:: AIM OF THE EXERCISE ::
Your task is to retype, word for word, the lines from the start of the data through the line holding "i) => 1880 + i);". Do not include the pictures.

:: MATERIAL FOR THE TASK ::
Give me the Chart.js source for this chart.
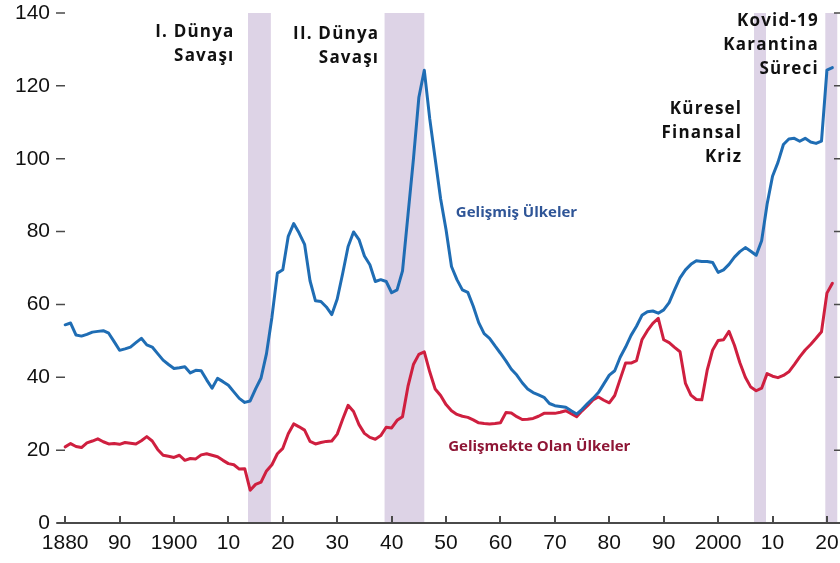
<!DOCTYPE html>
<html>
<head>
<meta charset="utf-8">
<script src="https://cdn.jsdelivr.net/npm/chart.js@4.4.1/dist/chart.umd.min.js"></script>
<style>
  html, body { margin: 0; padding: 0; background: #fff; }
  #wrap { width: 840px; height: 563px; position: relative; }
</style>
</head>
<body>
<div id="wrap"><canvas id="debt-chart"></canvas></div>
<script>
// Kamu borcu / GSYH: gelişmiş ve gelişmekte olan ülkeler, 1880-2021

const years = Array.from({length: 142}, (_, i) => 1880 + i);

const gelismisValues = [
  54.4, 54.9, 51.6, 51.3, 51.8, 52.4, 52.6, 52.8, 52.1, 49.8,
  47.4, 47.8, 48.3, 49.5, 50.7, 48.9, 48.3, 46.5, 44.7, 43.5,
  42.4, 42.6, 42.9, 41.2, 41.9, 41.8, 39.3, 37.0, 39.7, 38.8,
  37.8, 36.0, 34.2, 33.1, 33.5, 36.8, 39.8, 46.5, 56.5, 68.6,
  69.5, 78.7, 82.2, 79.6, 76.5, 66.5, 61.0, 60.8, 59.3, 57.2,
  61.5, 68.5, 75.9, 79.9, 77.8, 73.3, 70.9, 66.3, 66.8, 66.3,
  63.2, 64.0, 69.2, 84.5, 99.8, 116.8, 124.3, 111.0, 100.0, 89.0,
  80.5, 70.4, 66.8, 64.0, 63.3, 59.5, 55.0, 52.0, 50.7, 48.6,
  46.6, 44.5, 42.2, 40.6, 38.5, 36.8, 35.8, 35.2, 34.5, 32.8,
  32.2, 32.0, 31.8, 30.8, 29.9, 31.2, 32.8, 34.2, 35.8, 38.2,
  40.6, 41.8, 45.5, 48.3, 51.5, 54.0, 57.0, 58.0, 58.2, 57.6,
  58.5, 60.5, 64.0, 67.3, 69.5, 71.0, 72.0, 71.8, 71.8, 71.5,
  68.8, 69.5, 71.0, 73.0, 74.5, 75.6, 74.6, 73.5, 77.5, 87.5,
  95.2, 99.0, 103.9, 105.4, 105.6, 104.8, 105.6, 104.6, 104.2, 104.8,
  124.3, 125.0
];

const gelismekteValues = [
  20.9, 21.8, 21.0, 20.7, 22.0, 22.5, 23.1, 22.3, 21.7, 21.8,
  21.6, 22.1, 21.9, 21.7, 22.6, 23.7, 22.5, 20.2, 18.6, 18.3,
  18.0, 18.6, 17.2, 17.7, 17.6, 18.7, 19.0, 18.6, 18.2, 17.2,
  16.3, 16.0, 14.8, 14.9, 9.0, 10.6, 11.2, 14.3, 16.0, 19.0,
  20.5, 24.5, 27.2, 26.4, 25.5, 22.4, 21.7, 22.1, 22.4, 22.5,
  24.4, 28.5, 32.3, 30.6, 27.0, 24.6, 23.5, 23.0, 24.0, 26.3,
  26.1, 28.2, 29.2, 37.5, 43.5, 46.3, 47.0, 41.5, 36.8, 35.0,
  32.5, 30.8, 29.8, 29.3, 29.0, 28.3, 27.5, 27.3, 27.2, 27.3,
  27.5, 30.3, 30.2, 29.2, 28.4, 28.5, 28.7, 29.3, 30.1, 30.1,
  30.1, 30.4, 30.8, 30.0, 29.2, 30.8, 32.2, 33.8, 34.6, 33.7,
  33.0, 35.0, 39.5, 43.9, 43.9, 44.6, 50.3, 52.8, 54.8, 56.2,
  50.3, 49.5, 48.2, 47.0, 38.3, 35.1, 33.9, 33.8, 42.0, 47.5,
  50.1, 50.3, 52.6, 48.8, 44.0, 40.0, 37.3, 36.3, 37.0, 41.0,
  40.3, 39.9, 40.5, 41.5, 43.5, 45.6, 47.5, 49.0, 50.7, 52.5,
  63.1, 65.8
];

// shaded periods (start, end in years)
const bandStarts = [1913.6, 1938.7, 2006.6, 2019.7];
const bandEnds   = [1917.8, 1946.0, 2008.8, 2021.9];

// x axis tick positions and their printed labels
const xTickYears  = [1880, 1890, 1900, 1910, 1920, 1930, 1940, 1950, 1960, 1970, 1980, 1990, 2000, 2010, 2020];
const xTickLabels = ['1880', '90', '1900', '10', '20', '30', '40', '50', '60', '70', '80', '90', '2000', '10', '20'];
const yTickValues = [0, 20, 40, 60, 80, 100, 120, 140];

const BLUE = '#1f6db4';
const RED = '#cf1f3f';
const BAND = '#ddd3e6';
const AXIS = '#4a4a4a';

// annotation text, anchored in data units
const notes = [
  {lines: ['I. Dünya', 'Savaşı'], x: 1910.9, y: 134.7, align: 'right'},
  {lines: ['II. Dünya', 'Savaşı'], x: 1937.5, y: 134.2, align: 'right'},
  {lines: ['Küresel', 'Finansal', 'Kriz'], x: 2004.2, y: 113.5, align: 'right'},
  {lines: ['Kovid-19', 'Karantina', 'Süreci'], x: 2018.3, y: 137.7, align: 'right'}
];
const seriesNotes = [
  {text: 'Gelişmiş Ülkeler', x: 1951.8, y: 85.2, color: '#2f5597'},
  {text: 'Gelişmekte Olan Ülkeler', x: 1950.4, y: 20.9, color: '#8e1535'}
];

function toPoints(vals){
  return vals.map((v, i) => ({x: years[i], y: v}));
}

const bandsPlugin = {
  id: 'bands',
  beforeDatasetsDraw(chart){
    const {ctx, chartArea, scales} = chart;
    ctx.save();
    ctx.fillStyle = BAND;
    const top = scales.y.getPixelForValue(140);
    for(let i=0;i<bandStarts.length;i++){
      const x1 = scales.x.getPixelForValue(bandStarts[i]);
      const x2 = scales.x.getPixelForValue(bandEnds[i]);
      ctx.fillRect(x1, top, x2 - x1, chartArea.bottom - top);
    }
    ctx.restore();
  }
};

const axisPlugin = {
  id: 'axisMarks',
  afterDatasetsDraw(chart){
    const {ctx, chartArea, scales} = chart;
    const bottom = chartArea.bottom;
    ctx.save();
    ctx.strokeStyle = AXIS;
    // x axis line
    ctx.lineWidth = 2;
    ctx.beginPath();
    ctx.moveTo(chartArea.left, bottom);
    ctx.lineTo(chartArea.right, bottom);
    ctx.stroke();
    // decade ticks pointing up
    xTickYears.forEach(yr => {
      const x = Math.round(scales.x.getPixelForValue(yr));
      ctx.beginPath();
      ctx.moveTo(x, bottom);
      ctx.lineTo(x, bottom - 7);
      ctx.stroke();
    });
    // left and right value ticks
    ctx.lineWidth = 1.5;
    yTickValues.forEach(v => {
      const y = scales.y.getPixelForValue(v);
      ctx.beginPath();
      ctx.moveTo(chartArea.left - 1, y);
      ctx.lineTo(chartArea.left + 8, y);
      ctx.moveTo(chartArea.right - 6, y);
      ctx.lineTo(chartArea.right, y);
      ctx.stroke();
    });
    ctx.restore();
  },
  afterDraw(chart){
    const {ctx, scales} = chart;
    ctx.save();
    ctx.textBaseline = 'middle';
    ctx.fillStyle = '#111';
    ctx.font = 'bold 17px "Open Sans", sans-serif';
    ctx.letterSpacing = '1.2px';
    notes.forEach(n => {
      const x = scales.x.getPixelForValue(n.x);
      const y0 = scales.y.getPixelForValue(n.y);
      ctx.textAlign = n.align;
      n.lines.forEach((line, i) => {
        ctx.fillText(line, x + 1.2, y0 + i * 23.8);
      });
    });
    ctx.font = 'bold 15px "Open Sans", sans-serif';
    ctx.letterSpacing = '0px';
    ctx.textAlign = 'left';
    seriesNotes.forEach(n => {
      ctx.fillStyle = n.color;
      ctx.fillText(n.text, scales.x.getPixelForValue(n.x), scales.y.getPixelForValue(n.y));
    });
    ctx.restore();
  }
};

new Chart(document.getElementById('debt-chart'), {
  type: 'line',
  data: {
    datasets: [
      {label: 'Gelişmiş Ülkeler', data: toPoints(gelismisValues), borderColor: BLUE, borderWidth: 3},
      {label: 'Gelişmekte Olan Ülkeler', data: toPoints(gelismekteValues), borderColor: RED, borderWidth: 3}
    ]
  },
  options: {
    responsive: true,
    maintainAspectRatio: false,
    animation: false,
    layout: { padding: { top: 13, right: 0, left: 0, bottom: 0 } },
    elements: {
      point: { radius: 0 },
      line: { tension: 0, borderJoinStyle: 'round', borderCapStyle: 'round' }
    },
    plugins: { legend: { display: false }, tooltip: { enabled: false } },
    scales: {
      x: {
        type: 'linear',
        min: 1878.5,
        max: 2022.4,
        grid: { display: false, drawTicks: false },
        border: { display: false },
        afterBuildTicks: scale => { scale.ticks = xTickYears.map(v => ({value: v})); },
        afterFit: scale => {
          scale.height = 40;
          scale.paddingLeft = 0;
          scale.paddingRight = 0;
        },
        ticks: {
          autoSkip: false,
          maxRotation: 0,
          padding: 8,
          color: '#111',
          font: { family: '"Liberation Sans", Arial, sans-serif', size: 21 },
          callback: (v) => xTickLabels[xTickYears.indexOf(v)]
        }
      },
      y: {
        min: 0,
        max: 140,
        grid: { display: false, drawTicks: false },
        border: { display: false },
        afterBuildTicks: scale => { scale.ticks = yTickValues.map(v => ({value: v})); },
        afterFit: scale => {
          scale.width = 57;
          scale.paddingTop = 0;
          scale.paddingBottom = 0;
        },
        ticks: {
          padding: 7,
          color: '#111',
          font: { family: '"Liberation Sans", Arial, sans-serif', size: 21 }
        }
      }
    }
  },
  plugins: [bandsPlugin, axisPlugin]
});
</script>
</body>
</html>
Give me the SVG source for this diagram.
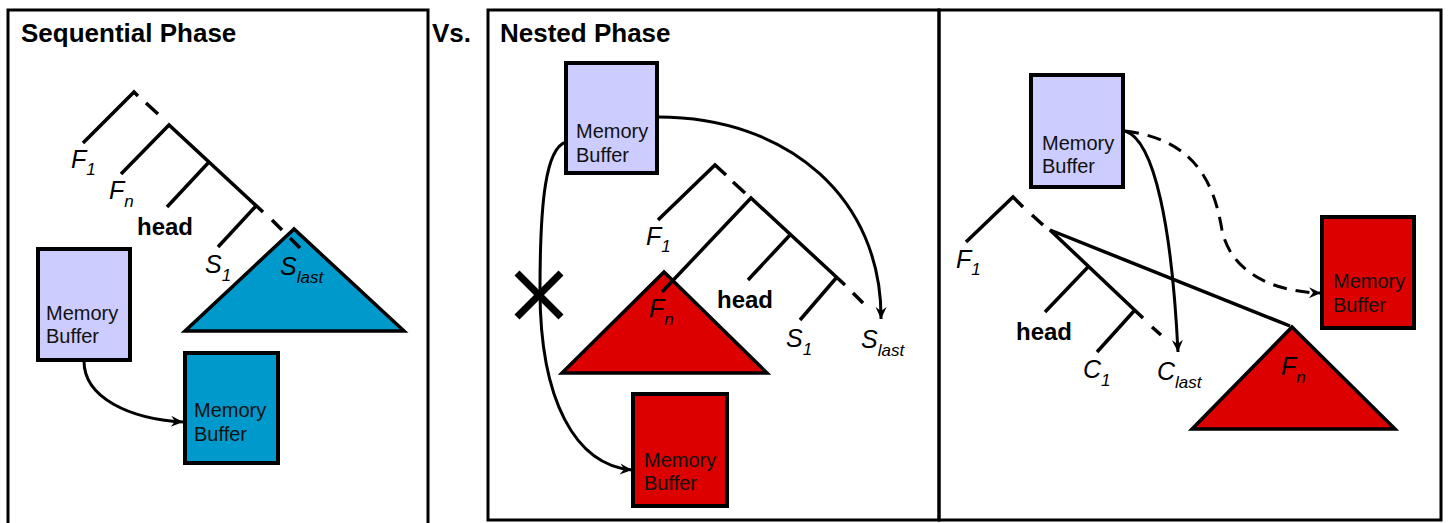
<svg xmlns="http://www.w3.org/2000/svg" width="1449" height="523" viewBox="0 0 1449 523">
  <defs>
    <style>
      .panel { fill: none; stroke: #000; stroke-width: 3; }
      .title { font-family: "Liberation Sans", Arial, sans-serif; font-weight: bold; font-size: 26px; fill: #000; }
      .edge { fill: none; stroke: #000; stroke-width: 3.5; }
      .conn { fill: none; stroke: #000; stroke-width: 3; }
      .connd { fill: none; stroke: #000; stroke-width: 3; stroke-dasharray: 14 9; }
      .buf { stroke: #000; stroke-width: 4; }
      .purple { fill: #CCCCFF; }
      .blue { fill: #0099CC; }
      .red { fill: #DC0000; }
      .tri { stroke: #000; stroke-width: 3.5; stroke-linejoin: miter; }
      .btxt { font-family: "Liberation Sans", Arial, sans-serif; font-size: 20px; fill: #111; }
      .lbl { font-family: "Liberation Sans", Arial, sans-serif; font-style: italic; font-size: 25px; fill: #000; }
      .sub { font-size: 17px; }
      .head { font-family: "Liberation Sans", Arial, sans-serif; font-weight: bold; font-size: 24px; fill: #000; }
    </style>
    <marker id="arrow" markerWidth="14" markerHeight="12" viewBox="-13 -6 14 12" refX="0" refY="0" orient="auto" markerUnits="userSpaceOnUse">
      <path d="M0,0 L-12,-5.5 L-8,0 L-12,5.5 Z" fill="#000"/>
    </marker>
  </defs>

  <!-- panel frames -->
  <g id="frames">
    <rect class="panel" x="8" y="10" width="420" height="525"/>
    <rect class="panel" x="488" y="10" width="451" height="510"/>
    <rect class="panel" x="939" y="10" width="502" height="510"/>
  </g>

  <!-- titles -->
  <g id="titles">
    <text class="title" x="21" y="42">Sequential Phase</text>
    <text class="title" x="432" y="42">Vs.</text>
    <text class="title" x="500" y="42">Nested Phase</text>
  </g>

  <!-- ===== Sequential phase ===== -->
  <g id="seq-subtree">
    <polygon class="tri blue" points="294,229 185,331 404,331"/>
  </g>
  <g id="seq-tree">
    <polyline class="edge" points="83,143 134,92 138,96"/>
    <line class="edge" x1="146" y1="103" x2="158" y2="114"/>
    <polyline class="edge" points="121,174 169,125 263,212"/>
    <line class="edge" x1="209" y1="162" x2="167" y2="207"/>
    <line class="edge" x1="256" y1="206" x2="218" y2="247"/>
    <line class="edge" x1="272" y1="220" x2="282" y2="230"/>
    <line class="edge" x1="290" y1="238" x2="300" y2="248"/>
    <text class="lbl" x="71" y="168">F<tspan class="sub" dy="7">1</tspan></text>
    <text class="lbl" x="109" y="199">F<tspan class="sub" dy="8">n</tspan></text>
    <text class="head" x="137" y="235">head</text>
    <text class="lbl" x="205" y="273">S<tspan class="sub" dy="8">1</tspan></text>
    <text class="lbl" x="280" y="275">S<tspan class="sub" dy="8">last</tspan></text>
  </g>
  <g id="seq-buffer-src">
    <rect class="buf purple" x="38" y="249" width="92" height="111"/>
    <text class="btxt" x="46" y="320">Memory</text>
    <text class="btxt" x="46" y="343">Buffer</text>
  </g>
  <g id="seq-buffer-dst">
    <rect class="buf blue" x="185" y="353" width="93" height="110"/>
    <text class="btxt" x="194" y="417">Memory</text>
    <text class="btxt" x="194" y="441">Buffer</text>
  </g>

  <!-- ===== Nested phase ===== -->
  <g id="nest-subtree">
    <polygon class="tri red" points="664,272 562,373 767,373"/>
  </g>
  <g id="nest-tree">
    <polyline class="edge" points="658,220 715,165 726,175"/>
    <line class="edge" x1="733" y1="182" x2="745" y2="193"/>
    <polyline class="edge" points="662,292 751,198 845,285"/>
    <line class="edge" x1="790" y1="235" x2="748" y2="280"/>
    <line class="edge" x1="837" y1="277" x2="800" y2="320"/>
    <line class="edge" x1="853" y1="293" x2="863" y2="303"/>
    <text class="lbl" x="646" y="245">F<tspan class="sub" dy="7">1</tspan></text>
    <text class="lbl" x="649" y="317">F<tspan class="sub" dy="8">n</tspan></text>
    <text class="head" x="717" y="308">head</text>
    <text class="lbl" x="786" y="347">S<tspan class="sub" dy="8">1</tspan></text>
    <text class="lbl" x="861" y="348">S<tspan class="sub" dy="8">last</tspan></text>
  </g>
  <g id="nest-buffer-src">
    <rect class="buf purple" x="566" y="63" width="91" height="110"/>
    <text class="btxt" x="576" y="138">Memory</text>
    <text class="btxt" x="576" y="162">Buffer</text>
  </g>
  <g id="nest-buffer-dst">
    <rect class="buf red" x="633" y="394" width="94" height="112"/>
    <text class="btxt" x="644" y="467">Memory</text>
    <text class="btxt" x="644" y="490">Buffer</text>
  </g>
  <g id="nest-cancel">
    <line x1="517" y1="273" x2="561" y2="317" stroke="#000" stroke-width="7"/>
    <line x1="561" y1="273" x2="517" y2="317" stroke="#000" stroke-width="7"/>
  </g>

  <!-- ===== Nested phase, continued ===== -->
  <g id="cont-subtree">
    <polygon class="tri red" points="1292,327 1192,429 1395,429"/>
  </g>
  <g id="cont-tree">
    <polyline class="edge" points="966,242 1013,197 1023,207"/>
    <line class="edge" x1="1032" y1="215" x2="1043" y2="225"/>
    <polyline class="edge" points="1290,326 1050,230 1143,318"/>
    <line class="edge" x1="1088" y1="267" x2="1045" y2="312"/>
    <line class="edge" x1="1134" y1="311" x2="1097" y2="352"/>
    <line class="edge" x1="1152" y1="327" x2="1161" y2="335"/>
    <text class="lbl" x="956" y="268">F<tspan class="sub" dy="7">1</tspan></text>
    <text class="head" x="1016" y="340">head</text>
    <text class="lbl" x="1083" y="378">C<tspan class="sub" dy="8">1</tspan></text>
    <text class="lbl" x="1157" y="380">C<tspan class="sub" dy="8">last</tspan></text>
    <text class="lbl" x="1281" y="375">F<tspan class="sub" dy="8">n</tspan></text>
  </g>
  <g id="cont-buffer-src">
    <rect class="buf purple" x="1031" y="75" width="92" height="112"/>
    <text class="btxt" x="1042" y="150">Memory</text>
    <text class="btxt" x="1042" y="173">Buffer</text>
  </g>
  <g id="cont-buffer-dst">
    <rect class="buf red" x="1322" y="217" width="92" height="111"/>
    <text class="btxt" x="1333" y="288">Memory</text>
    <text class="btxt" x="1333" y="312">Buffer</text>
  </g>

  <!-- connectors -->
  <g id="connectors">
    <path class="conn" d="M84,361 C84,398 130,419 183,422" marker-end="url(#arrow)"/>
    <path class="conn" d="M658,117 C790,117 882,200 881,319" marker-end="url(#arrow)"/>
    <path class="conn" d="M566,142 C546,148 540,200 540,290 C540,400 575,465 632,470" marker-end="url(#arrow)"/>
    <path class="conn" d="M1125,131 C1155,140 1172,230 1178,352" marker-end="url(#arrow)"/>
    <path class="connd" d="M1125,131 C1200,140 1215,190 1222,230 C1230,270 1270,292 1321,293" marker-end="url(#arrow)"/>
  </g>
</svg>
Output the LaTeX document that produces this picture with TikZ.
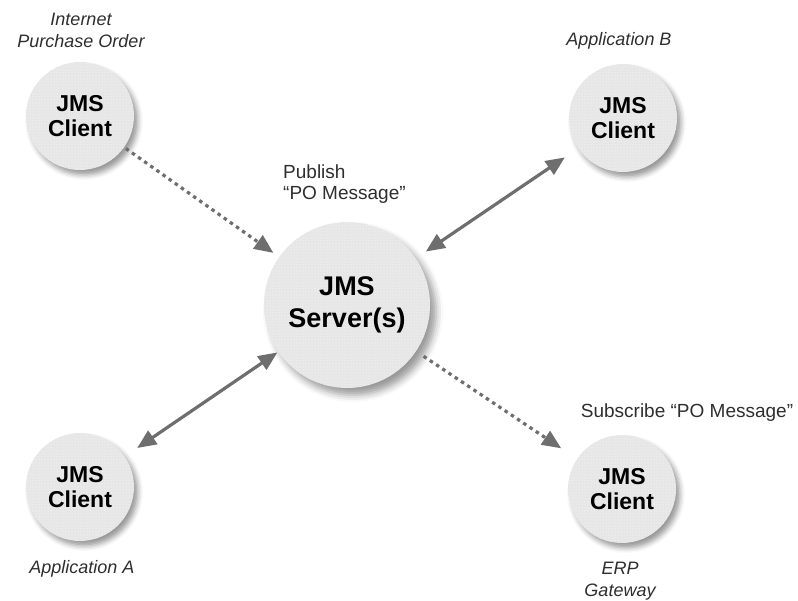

:: WRITTEN SOLUTION ::
Give me the Chart.js source for this chart.
<!DOCTYPE html>
<html>
<head>
<meta charset="utf-8">
<script src="https://cdn.jsdelivr.net/npm/chart.js@4.4.1/dist/chart.umd.min.js"></script>
<style>
  html, body { margin: 0; padding: 0; background: #fff; }
  #wrap { width: 840px; height: 563px; position: relative; }
</style>
</head>
<body>
<div id="wrap"><canvas id="debt-chart"></canvas></div>
<script>
// Kamu borcu / GSYH: gelişmiş ve gelişmekte olan ülkeler, 1880-2021

const years = Array.from({length: 142}, (_, i) => 1880 + i);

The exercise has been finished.